Das Programm wird der eigenen Hitbiografie entsprechend in Blöcken abgewickelt, am Ende von „What have you done for me lately“ reicht ein kurzer Fingerzeig, um den klobig stampfenden Beat abbrechen zu lassen, damit zu „Let‘s wait a while“ die Weichen für ein sanftes Glöckchenpiano und krause Stringarrangements gestellt werden können. Daß sich Janet Jackson am Ende der Show tief vor ihrem Musical Director verbeugt, deutet an, welchen Stellenwert Ordnung bei dieser Art von Tanzmusik einnimmt; Pausen entstehen trotz diverser Kostümwechsel keine.

Die Körper geraten im Tanz so durcheinander, daß der Star darin untertauchen kann. Die Choreografie setzt sich großteils aus modernem afrikanischem Volkstanz, seilsprungartigem Gehopse und Aerobic zusammen, mitunter geraten Elemente aus „Chorus Line“ oder „Sharifa!“ dazwischen. Irgendwann sind alle karnevalesk wie schwarze Funkenmariechen zum Mardi Grass angezogen – als sollte in der geturnten Ruhelosigkeit die Sambo-Culture in seiner athletischen Variante von Nike- Werbeclips und MTV parodiert werden. Meistens aber rennen alle eingeübt planlos über die Bühne, manchmal krabbelt man auch kollektiv als multikultureller Brady Bunch. Auf der Großleinwand werden derweil unspektakuläre Images durchgeklickt: New York bei Nacht, Davidoff-Männer am Strand, Mandelbrot-Bäume.

Dennoch ist die Rolle von Janet Jackson keineswegs nur als die einer netten Swingbeat-Schwester von nebenan angelegt. In eine erstaunliche Sexarchitektur gebettet, scheint sie vielmehr diverse Stauungen zu durchlaufen. Sie spannt die Schultern, rutscht mit ihren Händen an den Hüften entlang, greift sich in den Schritt und entlädt sich schließlich unter Zuckungen aus dem Becken heraus. Trotzdem fassen ihr Bruder Michael oder Madonna beherzter zu.
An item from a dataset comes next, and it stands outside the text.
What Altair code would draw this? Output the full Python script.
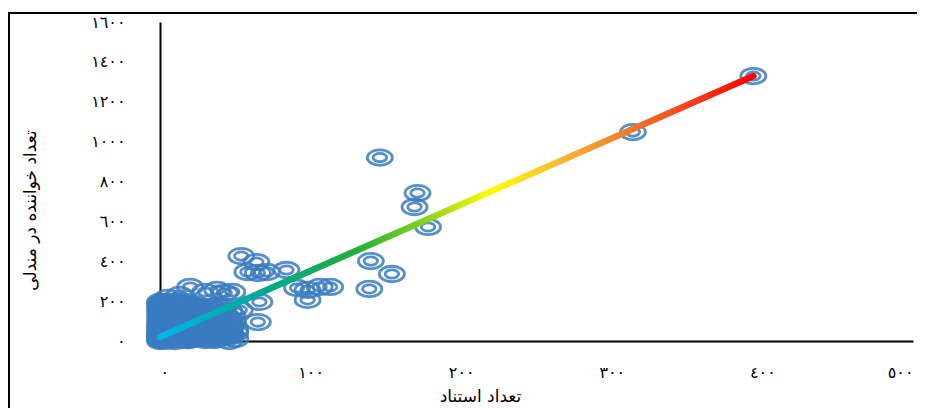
import altair as alt
import pandas as pd

# ---- data ----
# citations (تعداد استناد) and Mendeley readers (تعداد خواننده در مندلی)
cites = [394, 314, 146, 171, 169, 178, 140, 154, 139,
         54, 64, 58, 65, 71, 84, 91, 98, 106, 113, 98, 66, 48, 43, 53, 65, 46, 46,
         20, 30, 38, 13, 5, 0, 20, 36, 50,
         0, 0, 0, 0, 0, 0, 1, 1, 1, 1, 2, 2, 2, 3, 3, 3, 3, 4, 4, 4, 5, 5, 5,
         6, 6, 6, 7, 7, 7, 8, 8, 8, 9, 9, 10, 10, 10, 11, 11, 12, 12, 13, 13,
         14, 14, 15, 15, 15, 16, 16, 17, 17, 18, 18, 19, 19, 20, 20, 21, 22, 22,
         23, 24, 24, 25, 26, 27, 28, 28, 29, 30, 30, 31, 32, 33, 34, 35, 36, 37,
         38, 38, 40, 41, 42, 43, 44, 46, 47, 48,
         0, 0, 0, 0, 0, 0, 0, 0, 1, 1, 1, 1, 1, 2, 2, 2, 2, 2, 2, 3, 3, 3, 3, 3,
         4, 4, 4, 4, 5, 5, 5, 5, 6, 6, 6, 7, 7, 7, 8, 8, 8, 9, 9, 9,
         10, 10, 10, 10, 11, 11, 11, 12, 12, 13, 13, 14, 14, 16, 16, 16,
         18, 18, 18, 20, 20, 20, 22, 22, 22, 24, 24, 24, 26, 26, 28, 28,
         30, 30, 32, 32, 34, 34, 36, 36, 38, 38, 40, 40, 42, 42, 44, 45, 47, 48, 50, 50]
readers = [1329, 1048, 920, 742, 672, 572, 401, 336, 261,
           426, 396, 346, 341, 346, 356, 266, 256, 271, 271, 206, 196, 246, 241, 155, 95, 105, 0,
           271, 246, 256, 231, 216, 196, 10, 5, 40,
           0, 8, 25, 60, 110, 150, 3, 40, 85, 130, 12, 55, 170, 5, 30, 95, 140, 18, 70, 190, 2, 45, 120,
           28, 88, 160, 10, 62, 135, 40, 105, 185, 20, 75, 0, 50, 150, 90, 120, 30, 170, 65, 110,
           8, 140, 45, 85, 190, 20, 125, 60, 160, 100, 35, 5, 140, 70, 180, 115, 40, 150,
           90, 15, 130, 60, 170, 100, 30, 145, 80, 5, 120, 55, 160, 95, 25, 135, 70, 110,
           10, 175, 45, 90, 130, 20, 60, 150, 35, 100,
           15, 35, 45, 75, 90, 130, 170, 185, 20, 60, 100, 150, 175, 5, 30, 75, 110, 140, 195, 15, 50, 80, 120, 165,
           5, 40, 100, 150, 25, 65, 90, 170, 5, 50, 130, 35, 110, 175, 15, 70, 145, 50, 100, 160,
           25, 80, 125, 195, 10, 60, 175, 85, 140, 35, 195, 75, 115, 55, 95, 165,
           5, 130, 175, 30, 105, 150, 10, 75, 125, 50, 100, 185, 25, 135, 70, 160,
           90, 30, 10, 120, 60, 170, 40, 100, 80, 140, 15, 110, 60, 170, 100, 30, 75, 130, 10, 55]

# trend line end points
trend_x = [0, 394]
trend_y = [20, 1329]

x_ticks = [0, 100, 200, 300, 400, 500]
x_tick_labels = ["٠", "١٠٠", "٢٠٠", "٣٠٠", "٤٠٠", "٥٠٠"]
y_ticks = [0, 200, 400, 600, 800, 1000, 1200, 1400, 1600]
y_tick_labels = ["٠", "٢٠٠", "٤٠٠", "٦٠٠", "٨٠٠", "١٠٠٠", "١٢٠٠", "١٤٠٠", "١٦٠٠"]

x_title = "تعداد استناد"
y_title = "تعداد خواننده در مندلی"

grad_offsets = [0.0, 0.18, 0.33, 0.45, 0.56, 0.68, 0.82, 1.0]
grad_colors = ["#00b4ee", "#00a88a", "#22b03a", "#8fd21e", "#ffff00", "#f6b632", "#f06a2a", "#ff0000"]


def label_expr(vals, labs):
    expr = "''"
    for v, l in reversed(list(zip(vals, labs))):
        expr = f"datum.value == {v} ? '{l}' : ({expr})"
    return expr


pts = pd.DataFrame({"cites": cites, "readers": readers})
trend = pd.DataFrame({"cites": trend_x, "readers": trend_y})
one = pd.DataFrame({"k": [0]})

FONT = "DejaVu Sans"

# ellipse symbol (the original chart is stretched horizontally)
ELL = ("M 1,0 C 1,0.343 0.552,0.62 0,0.62 C -0.552,0.62 -1,0.343 -1,0 "
       "C -1,-0.343 -0.552,-0.62 0,-0.62 C 0.552,-0.62 1,-0.343 1,0 Z")

xscale = alt.Scale(domain=[0, 500], nice=False, zero=True)
yscale = alt.Scale(domain=[0, 1600], nice=False, zero=True)

common = dict(domainColor="black", domainWidth=2, ticks=False, grid=False,
              labelFont=FONT, titleFont=FONT, labelColor="black", titleColor="black",
              labelOverlap=False, labelBound=False, labelFontSize=16, titleFontSize=17,
              titleFontWeight="normal")

xaxis = alt.Axis(values=x_ticks, labelExpr=label_expr(x_ticks, x_tick_labels),
                 title=x_title, titleX=320, titleY=55, titleAlign="center",
                 titleBaseline="middle", labelPadding=23, **common)
yaxis = alt.Axis(values=y_ticks, labelExpr=label_expr(y_ticks, y_tick_labels),
                 title=y_title, titleX=-130, titleY=188, titleAngle=-90,
                 titleAlign="center", titleBaseline="middle", labelPadding=35,
                 labelSeparation=0, **common)

enc_x = alt.X("cites:Q", scale=xscale, axis=xaxis)
enc_y = alt.Y("readers:Q", scale=yscale, axis=yaxis)

ring_color = "#3a7bc0"
outer = alt.Chart(pts).mark_point(shape=ELL, size=625, filled=False, stroke=ring_color,
                                  strokeWidth=2.8, strokeOpacity=0.85, opacity=1).encode(x=enc_x, y=enc_y)
inner = alt.Chart(pts).mark_point(shape=ELL, size=182, filled=False, stroke=ring_color,
                                  strokeWidth=2.8, strokeOpacity=0.85, opacity=1).encode(x=enc_x, y=enc_y)

grad = alt.Gradient(gradient="linear",
                    stops=[alt.GradientStop(color=c, offset=o) for o, c in zip(grad_offsets, grad_colors)],
                    x1=0, x2=1, y1=0, y2=0)
line = alt.Chart(trend).mark_line(stroke=grad, strokeWidth=6.5, strokeCap="round").encode(
    x=enc_x, y=enc_y)

# outer frame of the original figure (top and left edges are visible)
frame_top = alt.Chart(one).mark_rule(stroke="black", strokeWidth=2, clip=False).encode(
    x=alt.value(-152), x2=alt.value(800), y=alt.value(-9))
frame_left = alt.Chart(one).mark_rule(stroke="black", strokeWidth=2, clip=False).encode(
    x=alt.value(-151), y=alt.value(-10), y2=alt.value(600))

chart = alt.layer(frame_top, frame_left, outer, inner, line).properties(
    width=753, height=319,
    background="white",
    autosize=alt.AutoSizeParams(type="none"),
    padding={"left": 152, "top": 14, "right": 4, "bottom": 67},
).configure_view(stroke=None).configure_axis(labelOverlap=False)

chart.save("out.html", embed_options={"renderer": "svg", "actions": False})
Daß sie sich dann einen Schlipsträger aus dem Publikum zuführen läßt, dem sie die Hemdknöpfe verdreht, ist zwar gewagt, und wird doch mehr vollzogen als zelebriert.

Wo ihre beiden Vorbilder mit der Übertretung spielen, hat Janet Jackson längst Frieden mit allen Fragen zu Race und Gender gemacht. Probleme gehören als Formelemente zum Material der Unterhaltung, die sich nicht ums Selbst sorgen muß. Statt dessen wird wird noch in den Balladen diszipliniert gearbeitet – auch an der Verzweiflung: Plötzlich bricht sie minutenlang in Tränen aus, fährt sich nervös durchs Haar und schluchzt verängstigt ins Mikrofon. Jeden Moment scheint es, als müsse sie das Konzert abbrechen, als hätte sie der eigene Erfolg überrollt und einsam zurückgelassen. Doch wie in den simulierten Zusammenbrüchen von James Brown, zu denen er sich früher den Mantel reichen ließ, richtet sich auch Janet allein aus der Ohnmacht wieder auf, läßt das Publikum noch ein wenig den Schmerz genießen, und beendet die Qualen der verlorenen Seele mit einem traurigen stillen Summen. Sekunden später steht die ganze Mannschaft wieder in schwarzes Latex gewickelt auf der Bühne und defiliert zu den Stakkatoschlägen von „Rhythm Nation“ am Beat entlang. Harald Fricke

Nächste Termine: 16.03. Hamburg; 1.04. München; 11.04. Stuttgart; 13.04. Frankfurt; 15.04. Dortmund.